I am a Chatty Cathy. A nickname for someone who enjoys talking or is quite talkative. I spent a few moments online researching the doll Chatty Cathy to which this phrase come from I guess. I get the impression that Chatty Cathy said nice phrases like,"brush my hair please". The true innovation with Cathy was that she could say many phrases in random fashion due to her pull string mechanism and other innards. I would say that I speak much more than the original model. My phrases are longer and may include things like,"What can I feed you?" or "Get me a glass of wine please." In any case, I talk to people. LOTS of People, friends, family, neighbors, strangers in grocery stores, fitness class participants, and pretty much any warm body that shows me a smile and may need my help.
I get this trait from my mother whom I love dearly. Someone once said that my mother could talk to a tree stump, and when she got up to leave the tree stump would feel better about itself. I hope I am like that sometimes. My husband is patient with me. He lets me talk to him, to strangers, ask questions when we shop for something, and take over a bit when we are with friends. I know he can talk and others who know him, (and get him alone) will also say he talks. One time I was away with the girls and my neighbors took Jack out to dinner. My friend called Jack a chatter box! She just had never had him on his own.

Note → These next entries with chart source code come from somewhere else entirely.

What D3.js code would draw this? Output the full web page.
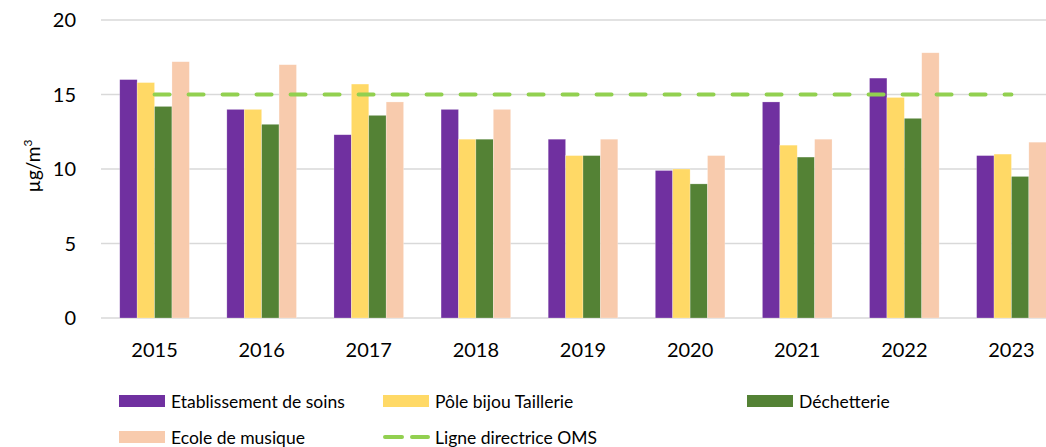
<!DOCTYPE html>
<meta charset="utf-8">
<head>
  <title>Concentrations par site</title>
</head>

<style>
body { margin: 0; background: #fff; }
text { font-family: Lato, "Open Sans", sans-serif; fill: #000; }
.grid line { stroke: #d9d9d9; stroke-width: 1.3; }
</style>

<body>
  <svg width="1046" height="447"></svg>

  <script src="https://cdnjs.cloudflare.com/ajax/libs/d3/7.8.5/d3.min.js"></script>
  <script>

const years = ["2015", "2016", "2017", "2018", "2019", "2020", "2021", "2022", "2023"];
const seriesNames = ["Etablissement de soins", "Pôle bijou Taillerie", "Déchetterie", "Ecole de musique"];
const soins     = [16.0, 14.0, 12.3, 14.0, 12.0, 9.9, 14.5, 16.1, 10.9];
const taillerie = [15.8, 14.0, 15.7, 12.0, 10.9, 10.0, 11.6, 14.8, 11.0];
const dechet    = [14.2, 13.0, 13.6, 12.0, 10.9, 9.0, 10.8, 13.4, 9.5];
const musique   = [17.2, 17.0, 14.5, 14.0, 12.0, 10.9, 12.0, 17.8, 11.8];
const oms = 15;
const yTicks = [0, 5, 10, 15, 20];

const colors = ["#7030a0", "#ffd966", "#548235", "#f8cbad"];
const omsColor = "#92d050";
const values = [soins, taillerie, dechet, musique];

const svg = d3.select("svg");

const x = d3.scaleBand().domain(years).range([101, 1065]).paddingInner(0.35).paddingOuter(0.175);
const xs = d3.scaleBand().domain(d3.range(4)).range([0, x.bandwidth()]);
const y = d3.scaleLinear().domain([0, 20]).range([318, 20]);

// gridlines
svg.append("g").attr("class", "grid")
  .selectAll("line").data(yTicks).enter().append("line")
  .attr("x1", 101).attr("x2", 1065)
  .attr("y1", d => y(d)).attr("y2", d => y(d));

// y labels
svg.append("g").selectAll("text").data(yTicks).enter().append("text")
  .attr("x", 76).attr("y", d => y(d) + 7)
  .attr("text-anchor", "end").attr("font-size", 20)
  .text(d => d);

svg.append("text")
  .attr("transform", "translate(40,166) rotate(-90)")
  .attr("text-anchor", "middle").attr("font-size", 19)
  .html('µg/m<tspan font-size="12" dy="-8">3</tspan>');

// bars
const groups = svg.append("g").selectAll("g").data(years).enter().append("g")
  .attr("transform", d => `translate(${x(d)},0)`);

groups.selectAll("rect")
  .data((d, i) => values.map((s, k) => ({ k: k, v: s[i] })))
  .enter().append("rect")
  .attr("x", d => xs(d.k))
  .attr("width", xs.bandwidth())
  .attr("y", d => y(d.v))
  .attr("height", d => y(0) - y(d.v))
  .attr("fill", d => colors[d.k])
  .attr("stroke", "#fff").attr("stroke-opacity", 0.4).attr("stroke-width", 0.6);

// OMS line
const line = d3.line().x(d => x(d) + x.bandwidth() / 2).y(() => y(oms));
svg.append("path").datum(years)
  .attr("d", line)
  .attr("fill", "none").attr("stroke", omsColor).attr("stroke-width", 4)
  .attr("stroke-linecap", "round").attr("stroke-dasharray", "15,19");

// x labels
svg.append("g").selectAll("text").data(years).enter().append("text")
  .attr("x", d => x(d) + x.bandwidth() / 2).attr("y", 357)
  .attr("text-anchor", "middle").attr("font-size", 20)
  .text(d => d);

// legend
const legendItems = [
  { name: seriesNames[0], c: colors[0], lx: 119, ly: 401 },
  { name: seriesNames[1], c: colors[1], lx: 383, ly: 401 },
  { name: seriesNames[2], c: colors[2], lx: 747, ly: 401 },
  { name: seriesNames[3], c: colors[3], lx: 119, ly: 437 }
];
const lg = svg.append("g");
legendItems.forEach(d => {
  lg.append("rect").attr("x", d.lx).attr("y", d.ly - 6).attr("width", 46).attr("height", 12).attr("fill", d.c);
  lg.append("text").attr("x", d.lx + 52).attr("y", d.ly + 7).attr("font-size", 17.5).text(d.name);
});
lg.append("line").attr("x1", 383).attr("x2", 428).attr("y1", 437).attr("y2", 437)
  .attr("stroke", omsColor).attr("stroke-width", 4).attr("stroke-linecap", "round")
  .attr("stroke-dasharray", "17,10").attr("stroke-dashoffset", -2);
lg.append("text").attr("x", 435).attr("y", 444).attr("font-size", 17.5).text("Ligne directrice OMS");

  </script>
</body>
</html>
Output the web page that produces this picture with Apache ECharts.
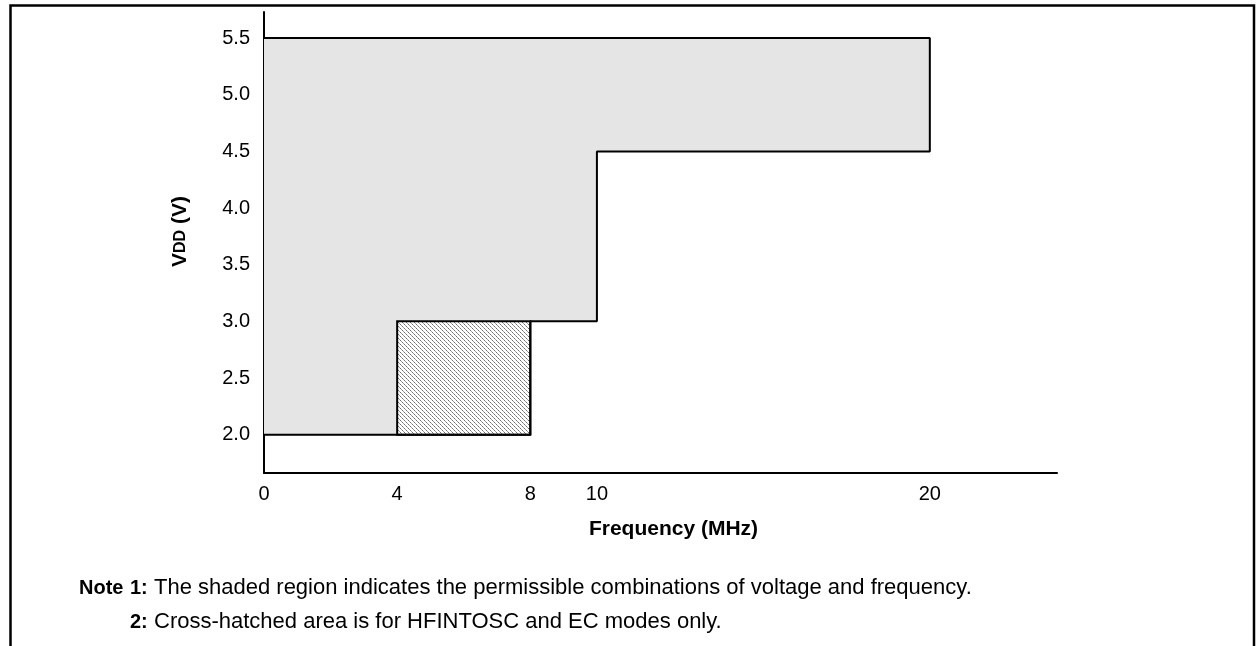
<!DOCTYPE html>
<html lang="en">
<head>
    <meta charset="UTF-8" />
    <title>VDD vs Frequency</title>
    <script src="https://cdn.jsdelivr.net/npm/echarts@6/dist/echarts.min.js"></script>
    <style>
        html, body { margin: 0; padding: 0; background: #fff; }
    </style>
</head>
<body>
    <div id="main" style="width: 1257px; height: 646px"></div>
    <script>
        // tick labels
        var freqTicks = [0, 4, 8, 10, 20];
        var vddTicks = [2.0, 2.5, 3.0, 3.5, 4.0, 4.5, 5.0, 5.5];

        // shaded (permissible) region, corners in MHz / V
        var shadedFreq = [0, 0, 20, 20, 10, 10, 4, 4];
        var shadedVdd = [2.0, 5.5, 5.5, 4.5, 4.5, 3.0, 3.0, 2.0];

        // cross-hatched area (HFINTOSC and EC only)
        var hatchFreq = [4, 4, 8, 8];
        var hatchVdd = [2.0, 3.0, 3.0, 2.0];

        // black outline of the whole region
        var outlineFreq = [0, 8, 8, 10, 10, 20, 20, 0];
        var outlineVdd = [2.0, 2.0, 3.0, 3.0, 4.5, 4.5, 5.5, 5.5];

        var FONT = "'Liberation Sans', Arial, sans-serif";

        // small hatch tile: 1px dotted diagonals
        var tile = document.createElement("canvas");
        tile.width = 4;
        tile.height = 4;
        var ctx = tile.getContext("2d");
        ctx.fillStyle = "#ffffff";
        ctx.fillRect(0, 0, 4, 4);
        for (var i = 0; i < 4; i++) {
            ctx.fillStyle = i % 2 ? "#a0a0a0" : "#707070";
            ctx.fillRect(i, i, 1, 1);
        }

        function polygonSeries(xs, ys, style, z) {
            return {
                type: "custom",
                z: z,
                silent: true,
                data: [0],
                renderItem: function (params, api) {
                    var pts = [];
                    for (var k = 0; k < xs.length; k++) {
                        pts.push(api.coord([xs[k], ys[k]]));
                    }
                    return { type: "polygon", shape: { points: pts }, style: style };
                },
            };
        }

        var outline = [];
        for (var j = 0; j < outlineFreq.length; j++) {
            outline.push([outlineFreq[j], outlineVdd[j]]);
        }

        function noteText(x, y, text, bold, size) {
            return {
                type: "text",
                x: x,
                y: y,
                silent: true,
                style: {
                    text: text,
                    font: (bold ? "bold " : "") + size + "px " + FONT,
                    fill: "#000",
                    verticalAlign: "middle",
                },
            };
        }

        var chart = echarts.init(document.getElementById("main"));

        var option = {
            animation: false,
            backgroundColor: "#fff",
            grid: {
                left: 264,
                right: 200,
                top: 12,
                bottom: 173,
                outerBoundsMode: "none",
            },
            xAxis: {
                type: "value",
                min: 0,
                max: 23.82,
                name: "Frequency (MHz)",
                nameLocation: "middle",
                nameGap: 46,
                nameTextStyle: {
                    fontFamily: FONT,
                    fontWeight: "bold",
                    fontSize: 21,
                    color: "#000",
                    padding: [0, 0, 0, 26],
                },
                axisLine: { lineStyle: { color: "#000", width: 2 } },
                axisTick: { show: false },
                splitLine: { show: false },
                axisLabel: {
                    customValues: freqTicks,
                    margin: 11,
                    fontFamily: FONT,
                    fontSize: 20,
                    color: "#000",
                },
            },
            yAxis: {
                type: "value",
                min: 1.662,
                max: 5.73,
                name: "V{s|DD} (V)",
                nameLocation: "middle",
                nameRotate: 90,
                nameGap: 73,
                nameTextStyle: {
                    fontFamily: FONT,
                    fontWeight: "bold",
                    fontSize: 21,
                    color: "#000",
                    padding: [0, 0, 0, 22],
                    rich: {
                        s: { fontFamily: FONT, fontWeight: "bold", fontSize: 16, color: "#000" },
                    },
                },
                axisLine: { lineStyle: { color: "#000", width: 2 } },
                axisTick: { show: false },
                splitLine: { show: false },
                axisLabel: {
                    customValues: vddTicks,
                    margin: 14,
                    fontFamily: FONT,
                    fontSize: 20,
                    color: "#000",
                    formatter: function (v) {
                        return v.toFixed(1);
                    },
                },
            },
            series: [
                polygonSeries(shadedFreq, shadedVdd, { fill: "#e5e5e5" }, 1),
                polygonSeries(
                    hatchFreq,
                    hatchVdd,
                    { fill: { image: tile, repeat: "repeat" }, stroke: "#000", lineWidth: 2 },
                    2
                ),
                {
                    type: "line",
                    z: 3,
                    silent: true,
                    data: outline,
                    showSymbol: false,
                    symbol: "none",
                    lineStyle: { color: "#000", width: 2 },
                },
            ],
            graphic: [
                {
                    type: "polyline",
                    silent: true,
                    shape: { points: [[10.5, 646], [10.5, 5.5], [1254, 5.5], [1254, 646]] },
                    style: { stroke: "#000", lineWidth: 2.5, fill: null },
                },
                noteText(79, 588, "Note", true, 20),
                noteText(130, 588, "1:", true, 20),
                noteText(154, 588, "The shaded region indicates the permissible combinations of voltage and frequency.", false, 22),
                noteText(130, 622, "2:", true, 20),
                noteText(154, 622, "Cross-hatched area is for HFINTOSC and EC modes only.", false, 22),
            ],
        };
        chart.setOption(option);
    </script>
</body>
</html>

I like to think that for the most part my chattiness is helpful to some or at least informative or amusing. Recently however I have seen the dark side to what I now call my "Selfish Speaking". You see Jack is away and we have challenges trying to talk each day. Our conversations and texts are somewhat brief and fit in slots of time when he can call and I am between activities for our children. In this limited space of time I chat and mostly vent. As a result I do not get to hear about the fun details of Jack's new work. I ramble on like a plow through the snow and then "ding" time is up and Jack has not been able to tell me as much. I feel as if I am taking away the importance of his new adventure. I am going to try and be better this week. Perhaps the string in my back will wear down a little so I can be more mute. Although I know even Jack does not want it to break completely.